No one in the history of the medium has ever unleashed such tidal waves of adrenalin as Welles.
Les Misérables
is electric from start to finish his own gruff and very credibly aged Valjean leading the excellent group of actors (Agnes Moorehead, Ray Collins, Martin Gabel, Everett Sloane, Chubby Sherman). His narration is afflicted with the solemn tremble with
which he liked to indicate sincerity, and makes no attempt to create anything like the tone of Hugo’s own narration, but it is personal and passionate, far from the manner of the studio linkman who would normally have filled in the plot. Years later, Welles was under the impression that he had experimented with first-person narration in this production; he didn’t. The narrator is not a character,
he is simply the voice of the author. The important
thing is that everything in the programme has Welles’s stamp on it.
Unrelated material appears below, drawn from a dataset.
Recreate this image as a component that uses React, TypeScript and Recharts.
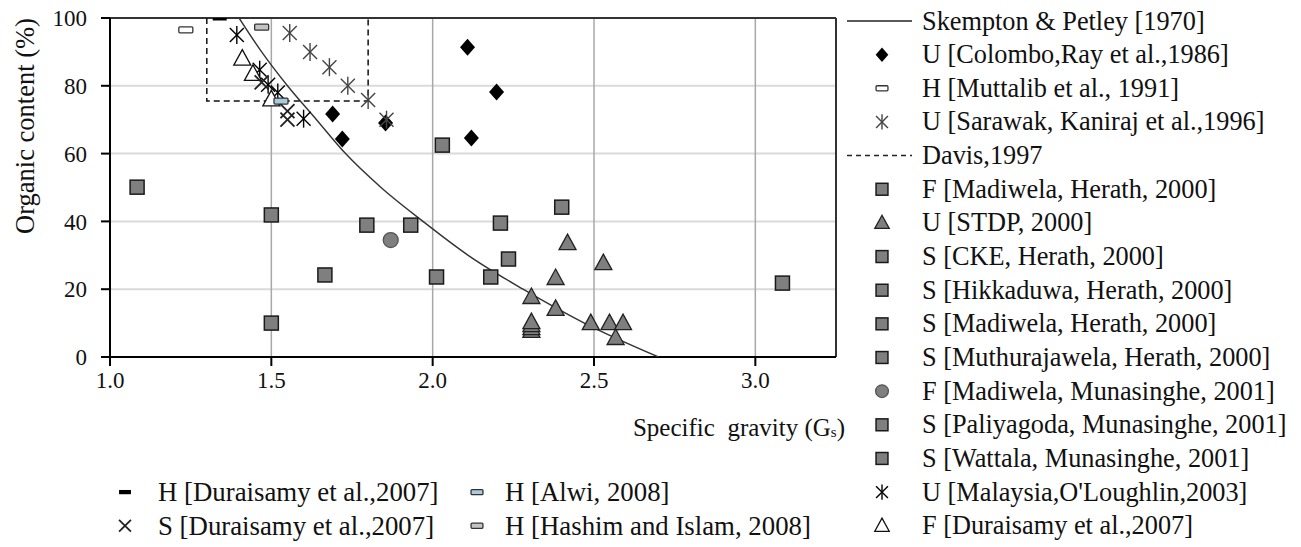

Already in
Les Misérables
Welles’s omnicompetence was being sold: ‘The distinguished young author, director and actor Orson Welles presents the story,’ says the introducer. No one else is credited – neither actor nor technician. This solipsism is as unrealistic on radio as in
the theatre; more so, perhaps: the technicians alone, especially before the development of the higher technology, were brilliantly skilful and resourceful. But there is no question, in this first of his major radio productions, of who is in charge. Within the small world of art radio, his name became one to take note of.